The title refers to a people rather than a place, just one of the many aspects of the novel that will make you think. It spans almost a century in the lives of Cow Tom and his granddaughter Rose, from his youth as a slave and hilis haya (healer) of cattle on an Upper Creek chief’s Alabama plantation through her later years as an Oklahoma rancher and family matriarch.
Their struggles and rise to prominence make for a classic American success story, and it’s especially inspiring because the characters are based on historical people. They deserve to be more widely known, and Tademy has done well in resurrecting them in her latest work of fiction.
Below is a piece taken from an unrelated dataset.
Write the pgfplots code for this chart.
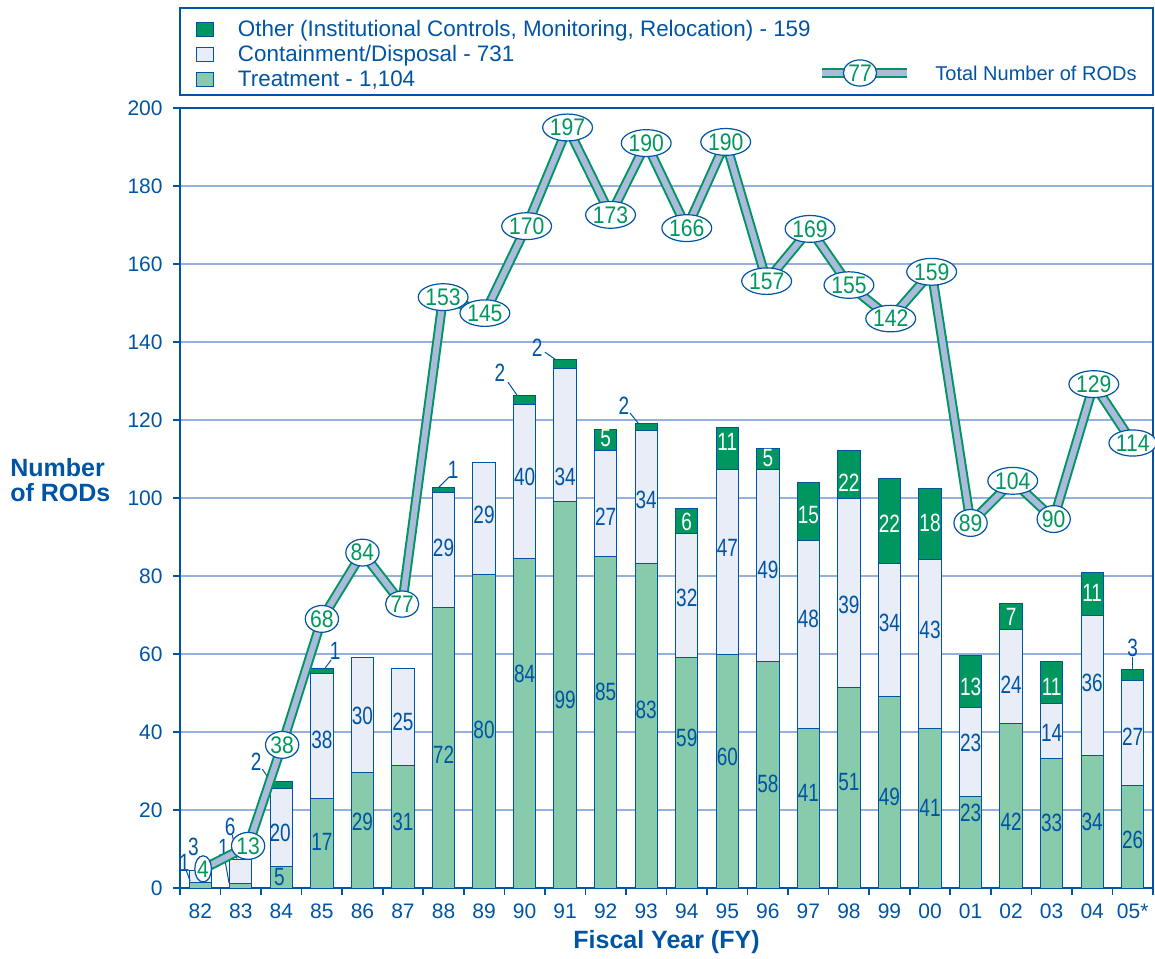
\documentclass[border=0pt]{standalone}
\usepackage{fontspec}
\setmainfont{Liberation Sans}
\newfontfamily\narrowfont[FakeStretch=0.76]{Liberation Sans}
\newfontfamily\semifont[FakeStretch=0.88]{Liberation Sans}
\usepackage{pgfplots}
\usepackage{pgfplotstable}
\pgfplotsset{compat=1.18}
\usetikzlibrary{patterns,shapes.geometric}
\definecolor{rodblue}{RGB}{0,84,164}
\definecolor{rodgreen}{RGB}{0,150,95}
\definecolor{gridblue}{RGB}{150,175,222}
\definecolor{lineblue}{RGB}{172,186,222}
\definecolor{dotblue}{RGB}{120,150,210}
\definecolor{stripegreen}{RGB}{60,170,120}
\definecolor{stripetint}{RGB}{135,202,172}
\definecolor{dottint}{RGB}{232,237,248}

\pgfdeclarepatternformonly{rodstripes}{\pgfpointorigin}{\pgfqpoint{1.4pt}{1.4pt}}{\pgfqpoint{1.4pt}{1.4pt}}{%
  \pgfpathrectangle{\pgfpointorigin}{\pgfqpoint{0.75pt}{1.4pt}}\pgfusepath{fill}}
\pgfdeclarepatternformonly{roddots}{\pgfpointorigin}{\pgfqpoint{4pt}{4pt}}{\pgfqpoint{4pt}{4pt}}{%
  \pgfpathcircle{\pgfqpoint{1pt}{1pt}}{0.6pt}\pgfpathcircle{\pgfqpoint{3pt}{3pt}}{0.6pt}\pgfusepath{fill}}

\pgfplotstableread{
x T C O
0 1.4 3 0
1 1.2 6 0
2 5.6 20 1.8
3 23 32 1.2
4 29.7 29.5 0
5 31.4 25 0
6 72 29.3 1.3
7 80.4 28.7 0
8 84.4 39.7 2.3
9 99 34.1 2.4
10 85 27.3 5.3
11 83.2 34.2 1.7
12 59.2 31.7 6.4
13 60 47.3 10.7
14 58 49.3 5.3
15 41 48 15
16 51.3 48.6 12.4
17 49 34.2 21.8
18 41 43.3 18.1
19 23.4 22.8 13.3
20 42.2 24.1 6.7
21 33.2 14.1 10.7
22 34.1 35.9 10.9
23 26.2 27 2.8
}\bars

\pgfplotstableread{
x y v
0.07 4.9 4
1.18 10.8 13
2.02 36.7 38
3.0 69 68
4.0 86 84
4.98 72.8 77
5.99 151.5 153
7.02 147.4 145
8.05 169.7 170
9.06 195 197
10.12 172.6 173
11.0 191 190
12.0 169.2 166
12.96 191.3 190
13.97 155.6 157
15.04 169 169
16.0 154.6 155
17.03 146 142
18.04 158 159
19.0 93.6 89
20.04 104.4 104
21.05 94.6 90
22.04 129.2 129
23.0 114.1 114
}\total

\tikzset{
  barlbl/.style={font=\narrowfont\fontsize{12.5}{12.5}\selectfont, text=rodblue, inner sep=0pt},
  wbarlbl/.style={font=\narrowfont\fontsize{12.5}{12.5}\selectfont, text=white, inner sep=0pt},
  totlbl/.style={ellipse, draw=rodblue, line width=0.6pt, fill=white, inner xsep=0pt, inner ysep=0.5pt,
    font=\semifont\fontsize{12}{12}\selectfont, text=rodgreen},
  leader/.style={rodblue, line width=0.5pt}
}
\newcommand{\bl}[3]{\node[barlbl] at (axis cs:#1,#2) {#3};}
\newcommand{\wl}[3]{\node[wbarlbl] at (axis cs:#1,#2) {#3};}

\begin{document}
\begin{tikzpicture}
\useasboundingbox (-90pt,-35pt) rectangle (487.5pt,444pt);
\begin{axis}[
  at={(0pt,0pt)}, anchor=south west,
  scale only axis, width=486.5pt, height=390pt,
  xmin=-0.5, xmax=23.5, ymin=0, ymax=200,
  clip=false,
  ybar stacked, bar width=0.55,
  axis line style={rodblue, line width=1pt},
  xtick={0,...,23},
  xticklabels={82,83,84,85,86,87,88,89,90,91,92,93,94,95,96,97,98,99,00,01,02,03,04,05*},
  minor xtick={-0.5,0.5,...,23.5},
  xtick pos=bottom, ytick pos=left,
  major x tick style={draw=none},
  minor x tick style={rodblue, line width=0.8pt},
  minor tick length=3.5pt,
  ytick={0,20,...,200},
  y tick style={rodblue, line width=0.8pt},
  major tick length=3.5pt,
  tick align=outside,
  ymajorgrids,
  major grid style={gridblue, line width=0.6pt},
  ticklabel style={font=\fontsize{10.5}{12}\selectfont, text=rodblue},
  /pgf/number format/assume math mode=true,
  yticklabel style={inner sep=0pt, xshift=-5pt},
  xticklabel style={inner sep=0pt, yshift=-4pt},
  ylabel={Number\\of RODs},
  xlabel={Fiscal Year (FY)},
  every axis y label/.style={at={(rel axis cs:0,0.523)}, anchor=west, xshift=-85pt, align=left, inner sep=0pt,
    font=\bfseries\fontsize{12.5}{12.5}\selectfont, text=rodblue},
  every axis x label/.style={at={(rel axis cs:0.5,0)}, anchor=center, yshift=-27pt,
    font=\bfseries\fontsize{12.5}{14}\selectfont, text=rodblue},
  reverse legend,
  legend cell align=left,
  legend image code/.code={\draw[#1] (0pt,-2.6pt) rectangle (8.3pt,4.7pt);},
  legend style={at={(rel axis cs:0,1)}, anchor=north west, xshift=8pt, yshift=43.9pt,
    draw=none, fill=none, inner sep=0pt, row sep=1.5pt,
    nodes={inner sep=0pt, text height=8pt, text depth=3pt},
    /tikz/every odd column/.append style={column sep=12pt},
    font=\fontsize{11.2}{13}\selectfont, text=rodblue},
]
\addplot[draw=rodblue, line width=0.5pt, fill=stripetint,
  postaction={pattern=rodstripes, pattern color=stripegreen},
  postaction={draw=rodblue, line width=0.5pt}]
  table[x=x,y=T]{\bars};
\addlegendentry{Treatment - 1,104}
\addplot[draw=rodblue, line width=0.5pt, fill=dottint,
  postaction={pattern=roddots, pattern color=dotblue},
  postaction={draw=rodblue, line width=0.5pt}]
  table[x=x,y=C]{\bars};
\addlegendentry{Containment/Disposal - 731}
\addplot[draw=rodblue, line width=0.5pt, fill=rodgreen]
  table[x=x,y=O]{\bars};
\addlegendentry{Other (Institutional Controls, Monitoring, Relocation) - 159}

% legend frame
\draw[rodblue, line width=1pt] ([yshift=6.5pt]rel axis cs:0,1) rectangle ([yshift=50pt]rel axis cs:1,1);
\end{axis}

\begin{axis}[
  at={(0pt,0pt)}, anchor=south west,
  scale only axis, width=486.5pt, height=390pt,
  xmin=-0.5, xmax=23.5, ymin=0, ymax=200,
  clip=false, hide axis,
]
% bar labels
\bl{-0.39}{6.4}{1} \draw[leader] (axis cs:-0.35,4.6) -- (axis cs:-0.25,1.8);
\bl{-0.17}{10.5}{3}
\bl{0.57}{10.3}{1} \draw[leader] (axis cs:0.59,8.2) -- (axis cs:0.71,1.3);
\bl{0.74}{15.6}{6} \draw[leader] (axis cs:0.79,13.6) -- (axis cs:0.91,7.2);
\bl{1.38}{32.3}{2} \draw[leader] (axis cs:1.53,30.5) -- (axis cs:1.73,27.4);
\bl{1.97}{14.1}{20} \bl{1.95}{2.8}{5}
\bl{3.33}{60.8}{1} \draw[leader] (axis cs:3.23,58.5) -- (axis cs:3.08,56.4);
\bl{3}{38}{38} \bl{3}{11.8}{17}
\bl{4}{44.1}{30} \bl{4}{16.9}{29}
\bl{5}{42.6}{25} \bl{5}{16.9}{31}
\bl{6.24}{107.2}{1} \draw[leader] (axis cs:6.14,105.4) -- (axis cs:5.87,102.6);
\bl{6}{87.1}{29} \bl{6}{34.1}{72}
\bl{7}{95.6}{29} \bl{7}{40.5}{80}
\bl{7.39}{132}{2} \draw[leader] (axis cs:7.59,129.7) -- (axis cs:7.81,126.4);
\bl{8}{105.4}{40} \bl{8}{55}{84}
\bl{8.31}{138.5}{2} \draw[leader] (axis cs:8.5,137.4) -- (axis cs:8.75,135.6);
\bl{9}{105.4}{34} \bl{9}{48.2}{99}
\wl{10}{115.4}{5} \bl{10}{95.2}{27} \bl{10}{50.3}{85}
\bl{10.45}{123.6}{2} \draw[leader] (axis cs:10.6,121.8) -- (axis cs:10.8,119.2);
\bl{11}{99.5}{34} \bl{11}{45.6}{83}
\wl{12}{93.9}{6} \bl{12}{74.3}{32} \bl{12}{38.4}{59}
\wl{13}{114.4}{11} \bl{13}{87.1}{47} \bl{13}{33.7}{60}
\wl{14}{110.3}{5} \bl{14}{81.5}{49} \bl{14}{26.8}{58}
\wl{15}{95.6}{15} \bl{15}{69.1}{48} \bl{15}{24.3}{41}
\wl{16}{103.8}{22} \bl{16}{72.6}{39} \bl{16}{27.3}{51}
\wl{17}{93.3}{22} \bl{17}{67.9}{34} \bl{17}{23.4}{49}
\wl{18}{93.6}{18} \bl{18}{66.2}{43} \bl{18}{20.5}{41}
\wl{19}{51.6}{13} \bl{19}{37.2}{23} \bl{19}{19.2}{23}
\wl{20}{69.6}{7} \bl{20}{52}{24} \bl{20}{17}{42}
\wl{21}{51.6}{11} \bl{21}{39.7}{14} \bl{21}{16.7}{33}
\wl{22}{75.6}{11} \bl{22}{52.5}{36} \bl{22}{16.9}{34}
\bl{23}{61.5}{3} \draw[leader] (axis cs:23,59.2) -- (axis cs:23,56.2);
\bl{23}{38.8}{27} \bl{23}{12.3}{26}
\end{axis}

\begin{axis}[
  at={(0pt,0pt)}, anchor=south west,
  scale only axis, width=486.5pt, height=390pt,
  xmin=-0.5, xmax=23.5, ymin=0, ymax=200,
  clip=false, hide axis,
]
\addplot[rodgreen, line width=5pt, line join=round] table[x=x,y=y]{\total};
\addplot[lineblue, line width=3pt, line join=round,
  nodes near coords, point meta=explicit symbolic,
  every node near coord/.style={totlbl, anchor=center}]
  table[x=x,y=y,meta=v]{\total};
% line legend
\draw[rodgreen, line width=5pt] ([xshift=321pt,yshift=17.5pt]rel axis cs:0,1) -- ([xshift=363.5pt,yshift=17.5pt]rel axis cs:0,1);
\draw[lineblue, line width=3pt] ([xshift=321pt,yshift=17.5pt]rel axis cs:0,1) -- ([xshift=363.5pt,yshift=17.5pt]rel axis cs:0,1);
\node[totlbl] at ([xshift=340pt,yshift=17.5pt]rel axis cs:0,1) {77};
\node[anchor=west, inner sep=0pt, font=\fontsize{10}{12}\selectfont, text=rodblue] at ([xshift=377.5pt,yshift=17.5pt]rel axis cs:0,1) {Total Number of RODs};
\end{axis}
\end{tikzpicture}
\end{document}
In 1822, when he’s twelve years old, Cow Tom’s mentor, Old Turtle, tells him: “Owned by tribe’s not the same as tribe.” One of Cow Tom’s lifelong goals is to secure freedom and tribal citizenship for all people of African descent living within the Creek Nation. He has a talent for languages, which puts him in demand as a translator during the whites’ Indian wars and their harsh Removal policy, in which tribes living east of the Mississippi were displaced to lands in the West.
Cow Tom also remains determined to find his mother, who was stolen away by Seminoles when he was a child, and uses every possible opportunity on his assignments in Florida to locate her. His achievements on behalf of other African Creeks are impressive (I won’t spoil the details for those who don’t know them), but he also does some things he’s ashamed of. For Rose, being chosen years later as the recipient and bearer of his personal history is equally an honor and a burden.
This is the type of novel that’s best read slowly and carefully. Sometimes one chapter will follow closely upon another, while at other times they’re set years apart. The author’s admirable aim of covering such a wide stretch of years gives the book an episodic feel in places. There are so many people in it with interesting stories and backstories, though. Cow Tom’s wife Amy, for instance, is a smart, tough woman who could easily have starred in a novel herself.
In turning up slices of history unknown to most readers, Tademy has written a stirring work about endurance, liberty, family, and belonging. Cow Tom’s own words to Rose in the novel describe his journey best:
“From early, I had to aim higher than my name, an offhand thing tossed out to make it easier for someone to call me. The name fit, far as it went, but I was more than a tender of cows. I was a tender of words, and of people, and master of myself.”
Citizens Creek was published by Atria/Simon & Schuster in November ($26.00, hardcover, 432pp). Thanks to the publisher for granting me access via Edelweiss.